1. Navigate to the scraper folder

First, navigate to the folder where tass_scraper is located on your computer, for example:

On Windows:

cd C:/Users/my-user/projects/tass_news

On macOS:

cd /Users/my-user/projects/tass_news

2. Run the TASS scraper

Basic usage with default settings (scrapes 20 news articles from each category):

./tass_scraper

To see the help page, run ./tass_scraper -h.


Note

The scraper outputs data to the same directory from where you ran it. For example, if you run the scraper from C:/Users/my-user, the news_data folder will be saved in the same path.

Example with custom parameters:

./tass_scraper --headlines 50 --categories world politics defense --workers 5 --csv --top-words

Caution

Use a reasonable value for --workers. The default is 2 workers, which is good for most tasks. A good rule of thumb is to set workers to the number of CPU cores for optimal performance. Too many workers can overload your system and reduce efficiency. Additionally, TASS may block your IP address if you make too many requests per minute.

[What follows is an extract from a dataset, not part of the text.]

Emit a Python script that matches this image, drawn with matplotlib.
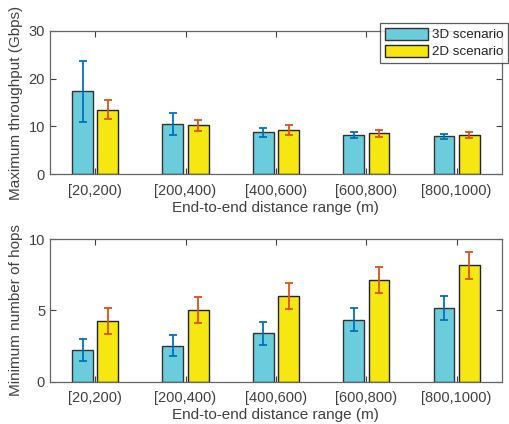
import numpy as np
import matplotlib.pyplot as plt

plt.rcParams['font.family'] = ['Liberation Sans', 'DejaVu Sans']

categories = ['[20,200)', '[200,400)', '[400,600)', '[600,800)', '[800,1000)']

# throughput (Gbps)
thr_3d = [17.3, 10.4, 8.7, 8.1, 7.9]
thr_3d_err = [6.45, 2.3, 1.0, 0.65, 0.5]
thr_2d = [13.5, 10.2, 9.2, 8.5, 8.25]
thr_2d_err = [1.95, 1.2, 1.0, 0.7, 0.6]

# hops
hops_3d = [2.22, 2.52, 3.39, 4.35, 5.16]
hops_3d_err = [0.77, 0.72, 0.82, 0.78, 0.85]
hops_2d = [4.25, 5.0, 6.0, 7.15, 8.16]
hops_2d_err = [0.92, 0.92, 0.91, 0.91, 0.95]

c3d = '#6BCCDC'
c2d = '#F5E70F'
e3d = '#0072BD'
e2d = '#D95319'
axcol = '#404040'

x = np.arange(1, len(categories) + 1)
w = 0.23
off = 0.14

fig = plt.figure(figsize=(5.1, 4.24), dpi=100)
ax1 = fig.add_axes([0.098, 0.5896, 0.886, 0.3376])
ax2 = fig.add_axes([0.098, 0.0998, 0.886, 0.3365])


def draw(ax, v3, e3, v2, e2, ylim, yticks, ylabel):
    b1 = ax.bar(x - off, v3, w, color=c3d, edgecolor='#333333', linewidth=1, label='3D scenario', zorder=2)
    b2 = ax.bar(x + off, v2, w, color=c2d, edgecolor='#222222', linewidth=1, label='2D scenario', zorder=2)
    ax.errorbar(x - off, v3, yerr=e3, fmt='none', ecolor=e3d, elinewidth=1.3, capsize=3, capthick=1.3, zorder=3)
    ax.errorbar(x + off, v2, yerr=e2, fmt='none', ecolor=e2d, elinewidth=1.3, capsize=3, capthick=1.3, zorder=3)
    ax.set_xlim(0.5, 5.5)
    ax.set_ylim(*ylim)
    ax.set_yticks(yticks)
    ax.set_xticks(x)
    ax.set_xticklabels(categories)
    ax.tick_params(direction='in', top=True, right=True, colors=axcol, labelsize=10.5, length=4, width=0.8)
    ax.tick_params(axis='x', pad=7)
    for s in ax.spines.values():
        s.set_color('#666666')
        s.set_linewidth(0.9)
    ax.set_xlabel('End-to-end distance range (m)', fontsize=11, color=axcol, labelpad=2)
    ax.set_ylabel(ylabel, fontsize=11, color=axcol, labelpad=4)
    return b1, b2


b1, b2 = draw(ax1, thr_3d, thr_3d_err, thr_2d, thr_2d_err, (0, 30), [0, 10, 20, 30], 'Maximum throughput (Gbps)')
draw(ax2, hops_3d, hops_3d_err, hops_2d, hops_2d_err, (0, 10), [0, 5, 10], 'Minimum number of hops')

leg = fig.legend([b1, b2], ['3D scenario', '2D scenario'], loc='upper right',
                 bbox_to_anchor=(0.996, 0.946), borderaxespad=0, fontsize=9.6, frameon=True,
                 fancybox=False, edgecolor='#333333', handlelength=3.2, handleheight=1.05,
                 borderpad=0.35, labelspacing=0.25, handletextpad=0.3)
leg.get_frame().set_linewidth(0.9)
for t in leg.get_texts():
    t.set_color('#222222')

fig.savefig('out.png', dpi=100)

You can use as many paramters as you need.

If you want to specify your custom folder where to save all the data, you can do it using the --output-dir flag, for instance:

./tass_scraper --output-dir /Users/my-user/Documents/my-custom-folder

⚙️ All Parameters

Parameter Default Description
-h - View the help page
--headlines 20 Number of headlines to scrape per category
--categories all Categories to scrape (see available categories below)
--csv false Save output in CSV format instead of JSON
--workers 2 Maximum number of concurrent workers
--output-dir ./news_data Output directory for scraped data
--top-words false Enable top 10 words analysis
--min-delay 0.2 Minimum delay between requests in seconds
--max-delay 1.0 Maximum delay between requests in seconds
--max-retries 3 Maximum number of retry attempts

📚 Available Categories

  • politics: Russian Politics & Diplomacy
  • world: World
  • economy: Business & Economy
  • defense: Military & Defense
  • science: Science & Space
  • emergencies: Emergencies
  • society: Society & Culture
  • pressreview: Press Review
  • sports: Sports

📤 Output

The scraper creates a directory named news_data (or your specified output directory) containing:

  • One file per category (JSON or CSV) with scraped articles (see both examples here)
  • A logs subdirectory with detailed execution logs

JSON Output Format

See an example JSON file with 20 headlines and analysed top words.

[
    {
        "...": "..."
    },
    {
        "title": "Lavrov to hold online news conference on December 26 — spokeswoman",
        "description": "Maria Zakharova underlined that there is a lot of topics",
        "date": "2024-12-24 15:00:33",
        "link": "https://tass.com/politics/1892567",
        "content": [
            "Maria Zakharova underlined that there is a lot of topics",
            "MOSCOW, December 24. /TASS/. Russian Foreign Minister Sergey Lavrov will hold an online news conference for foreign journalists on December 26, Russian Foreign Ministry Spokeswoman Maria Zakharova said.",
            "\"The day after tomorrow (December 26 - TASS), the top Russian diplomat will speak with foreign correspondents,\" she told the Rossiya-24 television channel.",
            "\"It is going to be hot because there is a lot of topics. He will outline the conclusions on some aspects of the international situation,\" she said, adding that Lavrov’s plans for December 25 also include an interview with the 60 Minutes program on the Rossiya-1 television channel."
        ]
    },
    {
        "...": "..."
    }
]

CSV Output Format

See an example CSV file with 20 headlines and analysed top words.

Each article is flattened into a single row with columns:

  • title
  • description
  • date
  • link
  • content
  • top_word_1 to top_word_10 (if enabled)
  • top_word_1_count to top_word_10_count (if enabled)

This tool is here to, hopefully, step up the fight against russian propaganda by making it easier than ever to rapidly gather large-scale propaganda data for analysis.

Feel free to grab the scraper code, make it yours, and plug it into your workflow.